• [Short problem] Write out the listing below without alteration, omitting its pictures.

• [Recorded information]
= = = = = = =
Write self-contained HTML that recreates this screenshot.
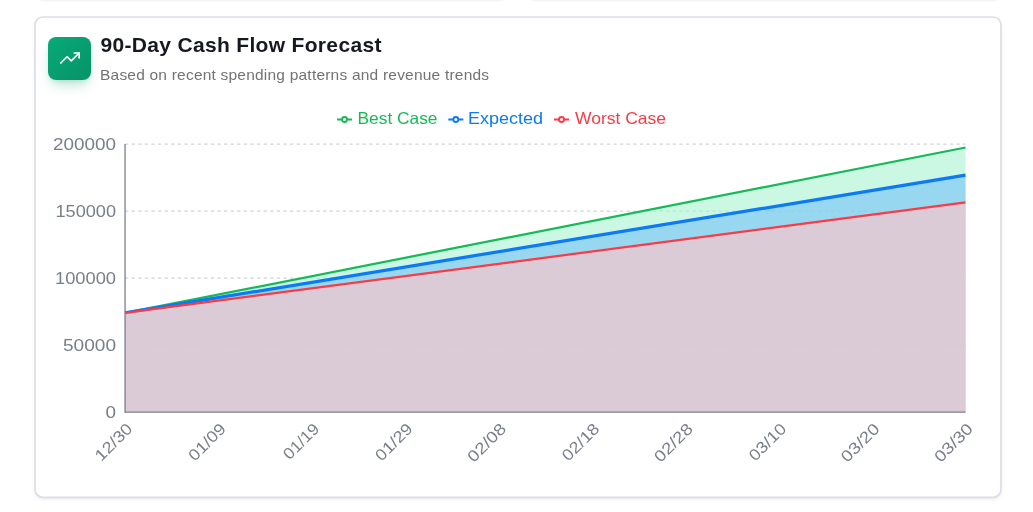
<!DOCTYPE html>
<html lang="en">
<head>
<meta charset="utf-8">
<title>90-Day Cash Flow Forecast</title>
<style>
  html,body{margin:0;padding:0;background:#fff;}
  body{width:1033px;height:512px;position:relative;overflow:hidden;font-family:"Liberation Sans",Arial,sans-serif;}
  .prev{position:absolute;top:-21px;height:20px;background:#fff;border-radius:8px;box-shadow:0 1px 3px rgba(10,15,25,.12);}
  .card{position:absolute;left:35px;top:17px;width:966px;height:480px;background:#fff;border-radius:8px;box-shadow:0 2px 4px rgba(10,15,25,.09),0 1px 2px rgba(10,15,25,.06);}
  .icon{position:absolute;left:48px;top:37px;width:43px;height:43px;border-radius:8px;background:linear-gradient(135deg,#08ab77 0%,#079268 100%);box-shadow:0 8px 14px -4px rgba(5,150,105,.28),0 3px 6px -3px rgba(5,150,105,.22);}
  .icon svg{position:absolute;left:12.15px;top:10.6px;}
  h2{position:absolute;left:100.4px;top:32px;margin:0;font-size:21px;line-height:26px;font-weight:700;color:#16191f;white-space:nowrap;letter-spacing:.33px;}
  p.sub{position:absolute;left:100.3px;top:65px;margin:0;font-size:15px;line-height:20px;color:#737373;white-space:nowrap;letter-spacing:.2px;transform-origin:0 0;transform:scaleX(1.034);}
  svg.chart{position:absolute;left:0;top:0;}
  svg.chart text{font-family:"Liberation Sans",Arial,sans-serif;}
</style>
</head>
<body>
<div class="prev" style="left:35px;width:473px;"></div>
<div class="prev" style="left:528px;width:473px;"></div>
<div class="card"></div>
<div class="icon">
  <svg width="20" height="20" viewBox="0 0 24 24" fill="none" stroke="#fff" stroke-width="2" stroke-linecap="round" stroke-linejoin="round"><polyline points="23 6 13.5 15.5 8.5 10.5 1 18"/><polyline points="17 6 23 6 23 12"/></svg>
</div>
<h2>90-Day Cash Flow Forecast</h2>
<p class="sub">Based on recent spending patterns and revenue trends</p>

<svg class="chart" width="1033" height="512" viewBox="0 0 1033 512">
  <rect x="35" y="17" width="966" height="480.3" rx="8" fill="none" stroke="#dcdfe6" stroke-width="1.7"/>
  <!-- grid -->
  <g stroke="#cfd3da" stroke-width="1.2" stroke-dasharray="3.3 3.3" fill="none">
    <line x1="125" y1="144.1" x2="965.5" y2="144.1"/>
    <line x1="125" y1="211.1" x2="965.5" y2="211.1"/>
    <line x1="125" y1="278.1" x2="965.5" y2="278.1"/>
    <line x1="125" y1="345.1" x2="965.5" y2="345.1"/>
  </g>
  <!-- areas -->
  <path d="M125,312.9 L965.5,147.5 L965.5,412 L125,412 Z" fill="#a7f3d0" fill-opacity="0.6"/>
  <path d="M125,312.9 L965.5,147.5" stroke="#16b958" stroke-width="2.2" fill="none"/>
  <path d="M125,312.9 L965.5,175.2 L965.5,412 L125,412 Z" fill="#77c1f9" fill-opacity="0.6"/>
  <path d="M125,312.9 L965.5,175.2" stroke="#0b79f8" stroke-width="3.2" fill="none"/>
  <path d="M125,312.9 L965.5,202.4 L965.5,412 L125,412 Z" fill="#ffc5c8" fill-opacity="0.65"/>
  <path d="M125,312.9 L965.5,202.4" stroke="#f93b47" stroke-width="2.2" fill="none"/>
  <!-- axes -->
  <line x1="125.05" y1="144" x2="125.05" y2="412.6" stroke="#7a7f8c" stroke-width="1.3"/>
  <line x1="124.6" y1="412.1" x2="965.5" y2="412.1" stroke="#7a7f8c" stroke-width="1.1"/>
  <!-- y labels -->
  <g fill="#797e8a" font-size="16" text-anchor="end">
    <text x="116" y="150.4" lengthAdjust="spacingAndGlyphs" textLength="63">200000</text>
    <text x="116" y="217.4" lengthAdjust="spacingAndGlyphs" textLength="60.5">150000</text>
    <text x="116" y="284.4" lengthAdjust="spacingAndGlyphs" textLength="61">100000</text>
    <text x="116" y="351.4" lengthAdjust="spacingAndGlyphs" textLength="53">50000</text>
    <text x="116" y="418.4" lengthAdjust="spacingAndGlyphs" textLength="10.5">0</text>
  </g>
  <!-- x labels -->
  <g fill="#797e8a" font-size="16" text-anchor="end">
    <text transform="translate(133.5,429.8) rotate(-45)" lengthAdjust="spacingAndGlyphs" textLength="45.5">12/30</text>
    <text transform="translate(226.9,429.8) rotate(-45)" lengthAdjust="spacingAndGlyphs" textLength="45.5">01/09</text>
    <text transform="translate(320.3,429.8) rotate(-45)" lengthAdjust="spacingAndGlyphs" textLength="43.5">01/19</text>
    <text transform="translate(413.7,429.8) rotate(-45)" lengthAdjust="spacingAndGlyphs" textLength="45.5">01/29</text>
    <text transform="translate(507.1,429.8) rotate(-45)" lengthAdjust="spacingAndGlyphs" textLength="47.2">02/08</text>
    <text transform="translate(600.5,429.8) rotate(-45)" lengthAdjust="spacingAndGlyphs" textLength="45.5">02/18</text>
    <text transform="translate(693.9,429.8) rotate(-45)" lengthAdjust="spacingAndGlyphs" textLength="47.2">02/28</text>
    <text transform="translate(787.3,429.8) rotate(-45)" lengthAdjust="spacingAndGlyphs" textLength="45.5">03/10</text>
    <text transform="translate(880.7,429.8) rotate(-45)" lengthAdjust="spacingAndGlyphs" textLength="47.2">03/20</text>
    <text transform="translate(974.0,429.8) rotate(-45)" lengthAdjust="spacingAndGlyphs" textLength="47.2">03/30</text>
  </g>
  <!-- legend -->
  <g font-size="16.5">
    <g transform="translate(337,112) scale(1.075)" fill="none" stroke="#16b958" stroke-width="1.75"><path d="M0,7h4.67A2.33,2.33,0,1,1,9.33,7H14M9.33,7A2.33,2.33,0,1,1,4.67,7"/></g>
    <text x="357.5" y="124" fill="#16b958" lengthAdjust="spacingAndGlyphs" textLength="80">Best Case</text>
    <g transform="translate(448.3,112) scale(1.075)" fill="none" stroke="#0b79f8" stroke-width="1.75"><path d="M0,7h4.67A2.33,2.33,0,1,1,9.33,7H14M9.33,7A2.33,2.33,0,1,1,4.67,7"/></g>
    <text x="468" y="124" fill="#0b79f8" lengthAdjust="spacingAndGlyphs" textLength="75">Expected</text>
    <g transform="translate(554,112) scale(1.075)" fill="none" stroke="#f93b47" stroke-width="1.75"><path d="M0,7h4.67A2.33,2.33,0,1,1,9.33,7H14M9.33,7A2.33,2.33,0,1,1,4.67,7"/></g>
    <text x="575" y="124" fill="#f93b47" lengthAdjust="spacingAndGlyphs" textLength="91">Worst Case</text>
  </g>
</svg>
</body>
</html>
= = = = = = =
• [Exercise answer]
Write self-contained HTML that recreates this screenshot.
<!DOCTYPE html>
<html lang="en">
<head>
<meta charset="utf-8">
<title>90-Day Cash Flow Forecast</title>
<style>
  html,body{margin:0;padding:0;background:#fff;}
  body{width:1033px;height:512px;position:relative;overflow:hidden;font-family:"Liberation Sans",Arial,sans-serif;}
  .prev{position:absolute;top:-21px;height:20px;background:#fff;border-radius:8px;box-shadow:0 1px 3px rgba(10,15,25,.12);}
  .card{position:absolute;left:35px;top:17px;width:966px;height:480px;background:#fff;border-radius:8px;box-shadow:0 2px 4px rgba(10,15,25,.09),0 1px 2px rgba(10,15,25,.06);}
  .icon{position:absolute;left:48px;top:37px;width:43px;height:43px;border-radius:8px;background:linear-gradient(135deg,#08ab77 0%,#079268 100%);box-shadow:0 8px 14px -4px rgba(5,150,105,.28),0 3px 6px -3px rgba(5,150,105,.22);}
  .icon svg{position:absolute;left:12.15px;top:10.6px;}
  h2{position:absolute;left:100.4px;top:32px;margin:0;font-size:21px;line-height:26px;font-weight:700;color:#16191f;white-space:nowrap;letter-spacing:.33px;}
  p.sub{position:absolute;left:100.3px;top:65px;margin:0;font-size:15px;line-height:20px;color:#737373;white-space:nowrap;letter-spacing:.2px;transform-origin:0 0;transform:scaleX(1.034);}
  svg.chart{position:absolute;left:0;top:0;}
  svg.chart text{font-family:"Liberation Sans",Arial,sans-serif;}
</style>
</head>
<body>
<div class="prev" style="left:35px;width:473px;"></div>
<div class="prev" style="left:528px;width:473px;"></div>
<div class="card"></div>
<div class="icon">
  <svg width="20" height="20" viewBox="0 0 24 24" fill="none" stroke="#fff" stroke-width="2" stroke-linecap="round" stroke-linejoin="round"><polyline points="23 6 13.5 15.5 8.5 10.5 1 18"/><polyline points="17 6 23 6 23 12"/></svg>
</div>
<h2>90-Day Cash Flow Forecast</h2>
<p class="sub">Based on recent spending patterns and revenue trends</p>

<svg class="chart" width="1033" height="512" viewBox="0 0 1033 512">
  <rect x="35" y="17" width="966" height="480.3" rx="8" fill="none" stroke="#dcdfe6" stroke-width="1.7"/>
  <!-- grid -->
  <g stroke="#cfd3da" stroke-width="1.2" stroke-dasharray="3.3 3.3" fill="none">
    <line x1="125" y1="144.1" x2="965.5" y2="144.1"/>
    <line x1="125" y1="211.1" x2="965.5" y2="211.1"/>
    <line x1="125" y1="278.1" x2="965.5" y2="278.1"/>
    <line x1="125" y1="345.1" x2="965.5" y2="345.1"/>
  </g>
  <!-- areas -->
  <path d="M125,312.9 L965.5,147.5 L965.5,412 L125,412 Z" fill="#a7f3d0" fill-opacity="0.6"/>
  <path d="M125,312.9 L965.5,147.5" stroke="#16b958" stroke-width="2.2" fill="none"/>
  <path d="M125,312.9 L965.5,175.2 L965.5,412 L125,412 Z" fill="#77c1f9" fill-opacity="0.6"/>
  <path d="M125,312.9 L965.5,175.2" stroke="#0b79f8" stroke-width="3.2" fill="none"/>
  <path d="M125,312.9 L965.5,202.4 L965.5,412 L125,412 Z" fill="#ffc5c8" fill-opacity="0.65"/>
  <path d="M125,312.9 L965.5,202.4" stroke="#f93b47" stroke-width="2.2" fill="none"/>
  <!-- axes -->
  <line x1="125.05" y1="144" x2="125.05" y2="412.6" stroke="#7a7f8c" stroke-width="1.3"/>
  <line x1="124.6" y1="412.1" x2="965.5" y2="412.1" stroke="#7a7f8c" stroke-width="1.1"/>
  <!-- y labels -->
  <g fill="#797e8a" font-size="16" text-anchor="end">
    <text x="116" y="150.4" lengthAdjust="spacingAndGlyphs" textLength="63">200000</text>
    <text x="116" y="217.4" lengthAdjust="spacingAndGlyphs" textLength="60.5">150000</text>
    <text x="116" y="284.4" lengthAdjust="spacingAndGlyphs" textLength="61">100000</text>
    <text x="116" y="351.4" lengthAdjust="spacingAndGlyphs" textLength="53">50000</text>
    <text x="116" y="418.4" lengthAdjust="spacingAndGlyphs" textLength="10.5">0</text>
  </g>
  <!-- x labels -->
  <g fill="#797e8a" font-size="16" text-anchor="end">
    <text transform="translate(133.5,429.8) rotate(-45)" lengthAdjust="spacingAndGlyphs" textLength="45.5">12/30</text>
    <text transform="translate(226.9,429.8) rotate(-45)" lengthAdjust="spacingAndGlyphs" textLength="45.5">01/09</text>
    <text transform="translate(320.3,429.8) rotate(-45)" lengthAdjust="spacingAndGlyphs" textLength="43.5">01/19</text>
    <text transform="translate(413.7,429.8) rotate(-45)" lengthAdjust="spacingAndGlyphs" textLength="45.5">01/29</text>
    <text transform="translate(507.1,429.8) rotate(-45)" lengthAdjust="spacingAndGlyphs" textLength="47.2">02/08</text>
    <text transform="translate(600.5,429.8) rotate(-45)" lengthAdjust="spacingAndGlyphs" textLength="45.5">02/18</text>
    <text transform="translate(693.9,429.8) rotate(-45)" lengthAdjust="spacingAndGlyphs" textLength="47.2">02/28</text>
    <text transform="translate(787.3,429.8) rotate(-45)" lengthAdjust="spacingAndGlyphs" textLength="45.5">03/10</text>
    <text transform="translate(880.7,429.8) rotate(-45)" lengthAdjust="spacingAndGlyphs" textLength="47.2">03/20</text>
    <text transform="translate(974.0,429.8) rotate(-45)" lengthAdjust="spacingAndGlyphs" textLength="47.2">03/30</text>
  </g>
  <!-- legend -->
  <g font-size="16.5">
    <g transform="translate(337,112) scale(1.075)" fill="none" stroke="#16b958" stroke-width="1.75"><path d="M0,7h4.67A2.33,2.33,0,1,1,9.33,7H14M9.33,7A2.33,2.33,0,1,1,4.67,7"/></g>
    <text x="357.5" y="124" fill="#16b958" lengthAdjust="spacingAndGlyphs" textLength="80">Best Case</text>
    <g transform="translate(448.3,112) scale(1.075)" fill="none" stroke="#0b79f8" stroke-width="1.75"><path d="M0,7h4.67A2.33,2.33,0,1,1,9.33,7H14M9.33,7A2.33,2.33,0,1,1,4.67,7"/></g>
    <text x="468" y="124" fill="#0b79f8" lengthAdjust="spacingAndGlyphs" textLength="75">Expected</text>
    <g transform="translate(554,112) scale(1.075)" fill="none" stroke="#f93b47" stroke-width="1.75"><path d="M0,7h4.67A2.33,2.33,0,1,1,9.33,7H14M9.33,7A2.33,2.33,0,1,1,4.67,7"/></g>
    <text x="575" y="124" fill="#f93b47" lengthAdjust="spacingAndGlyphs" textLength="91">Worst Case</text>
  </g>
</svg>
</body>
</html>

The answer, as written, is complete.